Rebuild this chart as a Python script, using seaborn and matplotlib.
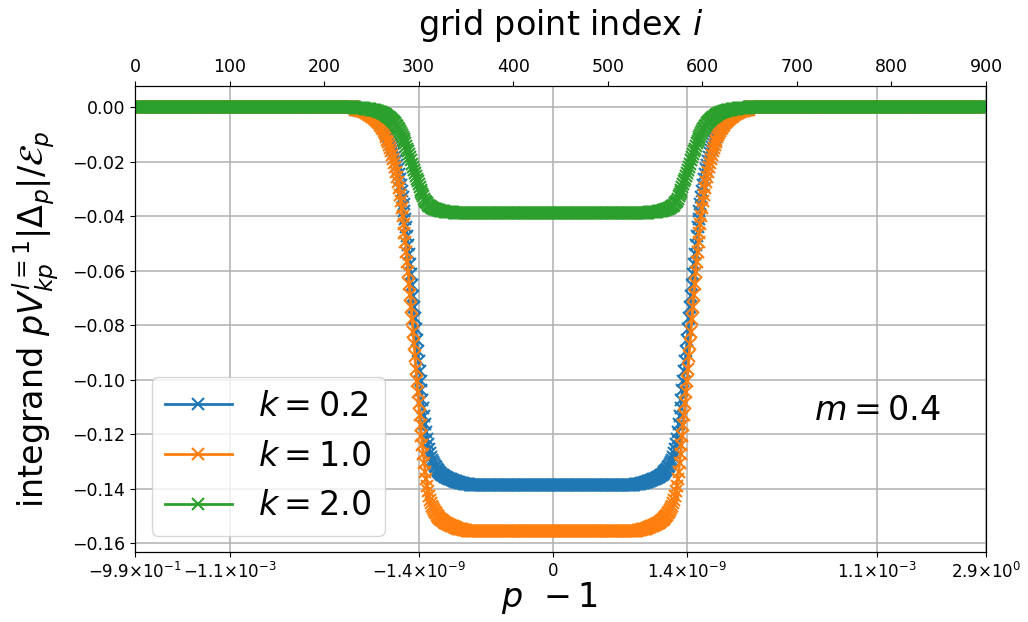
import matplotlib
matplotlib.use("Agg")
import matplotlib.pyplot as plt
import seaborn as sns

# ---------------- data ----------------
grid_index = list(range(901))

k_labels = [r'$k = 0.2$', r'$k = 1.0$', r'$k = 2.0$']
colors = ['#1f77b4', '#ff7f0e', '#2ca02c']

# k = 0.2 (blue): transition i=234..354, plateau, transition i=528..648
blue_left = [
    -0.00076, -0.00083, -0.00089, -0.00097, -0.00104, -0.00112, -0.00122, -0.00132, -0.00141, -0.00154,
    -0.00166, -0.00179, -0.00194, -0.00209, -0.00226, -0.00244, -0.00263, -0.00285, -0.00307, -0.00332,
    -0.00360, -0.00389, -0.00420, -0.00454, -0.00490, -0.00530, -0.00573, -0.00619, -0.00669, -0.00723,
    -0.00781, -0.00843, -0.00911, -0.00985, -0.01062, -0.01148, -0.01240, -0.01339, -0.01446, -0.01561,
    -0.01684, -0.01818, -0.01961, -0.02116, -0.02282, -0.02461, -0.02652, -0.02857, -0.03076, -0.03310,
    -0.03561, -0.03825, -0.04108, -0.04407, -0.04721, -0.05054, -0.05400, -0.05763, -0.06138, -0.06528,
    -0.06925,
    -0.07341, -0.07742, -0.08144, -0.08545, -0.08933, -0.09307, -0.09681, -0.10041, -0.10388, -0.10734,
    -0.11038, -0.11343, -0.11634, -0.11911, -0.12160, -0.12368, -0.12548, -0.12700, -0.12825, -0.12936,
    -0.13019, -0.13088, -0.13158, -0.13213, -0.13268, -0.13310, -0.13351, -0.13393, -0.13421, -0.13448,
    -0.13476, -0.13504, -0.13531, -0.13559, -0.13573, -0.13601, -0.13615, -0.13628, -0.13642, -0.13656,
    -0.13670, -0.13684, -0.13698, -0.13712, -0.13725, -0.13739, -0.13753, -0.13753, -0.13767, -0.13781,
    -0.13781, -0.13795, -0.13795, -0.13808, -0.13808, -0.13822, -0.13822, -0.13836, -0.13836, -0.13850,
]
blue_right = [
    -0.13850, -0.13836, -0.13836, -0.13822, -0.13822, -0.13808, -0.13808, -0.13795, -0.13795, -0.13781,
    -0.13781, -0.13767, -0.13753, -0.13753, -0.13739, -0.13725, -0.13712, -0.13698, -0.13684, -0.13670,
    -0.13656, -0.13642, -0.13628, -0.13615, -0.13601, -0.13573, -0.13559, -0.13531, -0.13504, -0.13476,
    -0.13448, -0.13421, -0.13393, -0.13351, -0.13310, -0.13268, -0.13213, -0.13158, -0.13088, -0.13019,
    -0.12936, -0.12825, -0.12700, -0.12548, -0.12368, -0.12160, -0.11911, -0.11634, -0.11343, -0.11038,
    -0.10734, -0.10388, -0.10041, -0.09681, -0.09307, -0.08933, -0.08545, -0.08144, -0.07742, -0.07341,
    -0.06925,
    -0.06528, -0.06138, -0.05763, -0.05400, -0.05054, -0.04721, -0.04407, -0.04108, -0.03825, -0.03561,
    -0.03310, -0.03076, -0.02857, -0.02652, -0.02461, -0.02282, -0.02116, -0.01961, -0.01818, -0.01684,
    -0.01561, -0.01446, -0.01339, -0.01240, -0.01148, -0.01062, -0.00985, -0.00911, -0.00843, -0.00781,
    -0.00723, -0.00669, -0.00619, -0.00573, -0.00530, -0.00490, -0.00454, -0.00420, -0.00389, -0.00360,
    -0.00332, -0.00307, -0.00285, -0.00263, -0.00244, -0.00226, -0.00209, -0.00194, -0.00179, -0.00166,
    -0.00154, -0.00141, -0.00132, -0.00122, -0.00112, -0.00104, -0.00097, -0.00089, -0.00083, -0.00076,
]
blue_plateau = -0.1385

# k = 1.0 (orange): transition i=233..353, plateau, transition i=529..649
orange_left = [
    -0.00086, -0.00093, -0.00100, -0.00109, -0.00117, -0.00126, -0.00137, -0.00148, -0.00159, -0.00173,
    -0.00187, -0.00201, -0.00218, -0.00235, -0.00253, -0.00274, -0.00295, -0.00320, -0.00345, -0.00373,
    -0.00404, -0.00437, -0.00471, -0.00510, -0.00550, -0.00596, -0.00644, -0.00695, -0.00751, -0.00812,
    -0.00877, -0.00947, -0.01023, -0.01106, -0.01193, -0.01289, -0.01392, -0.01504, -0.01623, -0.01752,
    -0.01891, -0.02042, -0.02202, -0.02376, -0.02563, -0.02763, -0.02978, -0.03208, -0.03454, -0.03716,
    -0.03998, -0.04295, -0.04612, -0.04948, -0.05301, -0.05674, -0.06063, -0.06470, -0.06892, -0.07329,
    -0.07775,
    -0.08242, -0.08692, -0.09143, -0.09594, -0.10030, -0.10450, -0.10869, -0.11274, -0.11663, -0.12051,
    -0.12393, -0.12735, -0.13062, -0.13373, -0.13653, -0.13886, -0.14088, -0.14259, -0.14399, -0.14524,
    -0.14617, -0.14695, -0.14773, -0.14835, -0.14897, -0.14944, -0.14990, -0.15037, -0.15068, -0.15099,
    -0.15130, -0.15161, -0.15192, -0.15223, -0.15239, -0.15270, -0.15286, -0.15301, -0.15317, -0.15332,
    -0.15348, -0.15363, -0.15379, -0.15395, -0.15410, -0.15426, -0.15441, -0.15441, -0.15457, -0.15472,
    -0.15472, -0.15488, -0.15488, -0.15503, -0.15503, -0.15519, -0.15519, -0.15534, -0.15534, -0.15550,
]
orange_right = [
    -0.15550, -0.15534, -0.15534, -0.15519, -0.15519, -0.15503, -0.15503, -0.15488, -0.15488, -0.15472,
    -0.15472, -0.15457, -0.15441, -0.15441, -0.15426, -0.15410, -0.15395, -0.15379, -0.15363, -0.15348,
    -0.15332, -0.15317, -0.15301, -0.15286, -0.15270, -0.15239, -0.15223, -0.15192, -0.15161, -0.15130,
    -0.15099, -0.15068, -0.15037, -0.14990, -0.14944, -0.14897, -0.14835, -0.14773, -0.14695, -0.14617,
    -0.14524, -0.14399, -0.14259, -0.14088, -0.13886, -0.13653, -0.13373, -0.13062, -0.12735, -0.12393,
    -0.12051, -0.11663, -0.11274, -0.10869, -0.10450, -0.10030, -0.09594, -0.09143, -0.08692, -0.08242,
    -0.07775,
    -0.07329, -0.06892, -0.06470, -0.06063, -0.05674, -0.05301, -0.04948, -0.04612, -0.04295, -0.03998,
    -0.03716, -0.03454, -0.03208, -0.02978, -0.02763, -0.02563, -0.02376, -0.02202, -0.02042, -0.01891,
    -0.01752, -0.01623, -0.01504, -0.01392, -0.01289, -0.01193, -0.01106, -0.01023, -0.00947, -0.00877,
    -0.00812, -0.00751, -0.00695, -0.00644, -0.00596, -0.00550, -0.00510, -0.00471, -0.00437, -0.00404,
    -0.00373, -0.00345, -0.00320, -0.00295, -0.00274, -0.00253, -0.00235, -0.00218, -0.00201, -0.00187,
    -0.00173, -0.00159, -0.00148, -0.00137, -0.00126, -0.00117, -0.00109, -0.00100, -0.00093, -0.00086,
]
orange_plateau = -0.1555

# k = 2.0 (green): transition i=232..352, plateau, transition i=528..648
green_left = [
    -0.00021, -0.00023, -0.00025, -0.00027, -0.00029, -0.00032, -0.00034, -0.00037, -0.00040, -0.00043,
    -0.00047, -0.00050, -0.00055, -0.00059, -0.00064, -0.00069, -0.00074, -0.00080, -0.00087, -0.00094,
    -0.00101, -0.00110, -0.00118, -0.00128, -0.00138, -0.00149, -0.00161, -0.00174, -0.00188, -0.00204,
    -0.00220, -0.00238, -0.00257, -0.00277, -0.00299, -0.00323, -0.00349, -0.00377, -0.00407, -0.00440,
    -0.00474, -0.00512, -0.00552, -0.00596, -0.00643, -0.00693, -0.00747, -0.00805, -0.00866, -0.00932,
    -0.01003, -0.01077, -0.01157, -0.01241, -0.01330, -0.01423, -0.01521, -0.01623, -0.01728, -0.01838,
    -0.01950,
    -0.02067, -0.02180, -0.02293, -0.02406, -0.02516, -0.02621, -0.02726, -0.02828, -0.02925, -0.03023,
    -0.03108, -0.03194, -0.03276, -0.03354, -0.03424, -0.03483, -0.03533, -0.03576, -0.03611, -0.03643,
    -0.03666, -0.03686, -0.03705, -0.03721, -0.03736, -0.03748, -0.03760, -0.03771, -0.03779, -0.03787,
    -0.03795, -0.03803, -0.03810, -0.03818, -0.03822, -0.03830, -0.03834, -0.03838, -0.03842, -0.03845,
    -0.03849, -0.03853, -0.03857, -0.03861, -0.03865, -0.03869, -0.03873, -0.03873, -0.03877, -0.03881,
    -0.03881, -0.03884, -0.03884, -0.03888, -0.03888, -0.03892, -0.03892, -0.03896, -0.03896, -0.03900,
]
green_right = [
    -0.03900, -0.03896, -0.03896, -0.03892, -0.03892, -0.03888, -0.03888, -0.03884, -0.03884, -0.03881,
    -0.03881, -0.03877, -0.03873, -0.03873, -0.03869, -0.03865, -0.03861, -0.03857, -0.03853, -0.03849,
    -0.03845, -0.03842, -0.03838, -0.03834, -0.03830, -0.03822, -0.03818, -0.03810, -0.03803, -0.03795,
    -0.03787, -0.03779, -0.03771, -0.03760, -0.03748, -0.03736, -0.03721, -0.03705, -0.03686, -0.03666,
    -0.03643, -0.03611, -0.03576, -0.03533, -0.03483, -0.03424, -0.03354, -0.03276, -0.03194, -0.03108,
    -0.03023, -0.02925, -0.02828, -0.02726, -0.02621, -0.02516, -0.02406, -0.02293, -0.02180, -0.02067,
    -0.01950,
    -0.01838, -0.01728, -0.01623, -0.01521, -0.01423, -0.01330, -0.01241, -0.01157, -0.01077, -0.01003,
    -0.00932, -0.00866, -0.00805, -0.00747, -0.00693, -0.00643, -0.00596, -0.00552, -0.00512, -0.00474,
    -0.00440, -0.00407, -0.00377, -0.00349, -0.00323, -0.00299, -0.00277, -0.00257, -0.00238, -0.00220,
    -0.00204, -0.00188, -0.00174, -0.00161, -0.00149, -0.00138, -0.00128, -0.00118, -0.00110, -0.00101,
    -0.00094, -0.00087, -0.00080, -0.00074, -0.00069, -0.00064, -0.00059, -0.00055, -0.00050, -0.00047,
    -0.00043, -0.00040, -0.00037, -0.00034, -0.00032, -0.00029, -0.00027, -0.00025, -0.00023, -0.00021,
]
green_plateau = -0.0390

blue_vals = [0.0] * 234 + blue_left + [blue_plateau] * 173 + blue_right + [0.0] * 252
orange_vals = [0.0] * 233 + orange_left + [orange_plateau] * 175 + orange_right + [0.0] * 251
green_vals = [0.0] * 232 + green_left + [green_plateau] * 175 + green_right + [0.0] * 252
series = [blue_vals, orange_vals, green_vals]

# bottom axis: p-1 labels at grid indices
bottom_tick_index = [0, 100, 300, 442, 584, 785, 900]
bottom_tick_labels = [r'$-9.9{\times}10^{-1}$', r'$-1.1{\times}10^{-3}$', r'$-1.4{\times}10^{-9}$',
                      r'$0$', r'$1.4{\times}10^{-9}$', r'$1.1{\times}10^{-3}$', r'$2.9{\times}10^{0}$']
top_ticks = [0, 100, 200, 300, 400, 500, 600, 700, 800, 900]
y_ticks = [0.00, -0.02, -0.04, -0.06, -0.08, -0.10, -0.12, -0.14, -0.16]

# ---------------- plot ----------------
plt.rcParams['font.family'] = ['DejaVu Sans']
plt.rcParams['mathtext.fontset'] = 'dejavusans'

fig = plt.figure(figsize=(10.28, 6.22), dpi=100)
ax = fig.add_axes([0.1313, 0.1121, 0.8278, 0.7497])

for vals, lab, col in zip(series, k_labels, colors):
    sns.lineplot(x=grid_index, y=vals, ax=ax, color=col, marker='x', markersize=8,
                 markeredgecolor=col, markeredgewidth=1.5, linewidth=2.0, label=lab,
                 legend=False)

ax.set_xlim(0, 900)
ax.set_xticks(bottom_tick_index)
ax.set_xticklabels(bottom_tick_labels, fontsize=12)
ax.set_yticks(y_ticks)
ax.set_yticklabels([f'{v:.2f}'.replace('-', '\u2212') for v in y_ticks], fontsize=12.5)
ax.grid(True, color='#b0b0b0', linewidth=1.1)
ax.set_axisbelow(True)

ax.set_xlabel(r'$p\;\,-1$', fontsize=24, labelpad=-1.5)
ax.xaxis.label.set_x(0.487)
ax.set_ylabel(r'integrand $pV_{kp}^{l=1}|\Delta_p|/\mathcal{E}_p$', fontsize=24, labelpad=8)

ax.text(0.872, 0.305, r'$m = 0.4$', transform=ax.transAxes, fontsize=24,
        ha='center', va='center')

ax.legend(loc='lower left', fontsize=24, framealpha=0.8)

ax2 = ax.twiny()
ax2.set_xlim(0, 900)
ax2.set_xticks(top_ticks)
ax2.set_xticklabels([str(t) for t in top_ticks], fontsize=12.5)
ax2.set_xlabel(r'grid point index $i$', fontsize=24, labelpad=17)

fig.savefig('out.png', dpi=100)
-----
• TASK GOAL
Omitting all pictures, restate exactly the lines of the material from its start through the line that contains "grid_index = list(range(901))".

• FINISHED ANSWER
Rebuild this chart as a Python script, using seaborn and matplotlib.
import matplotlib
matplotlib.use("Agg")
import matplotlib.pyplot as plt
import seaborn as sns

# ---------------- data ----------------
grid_index = list(range(901))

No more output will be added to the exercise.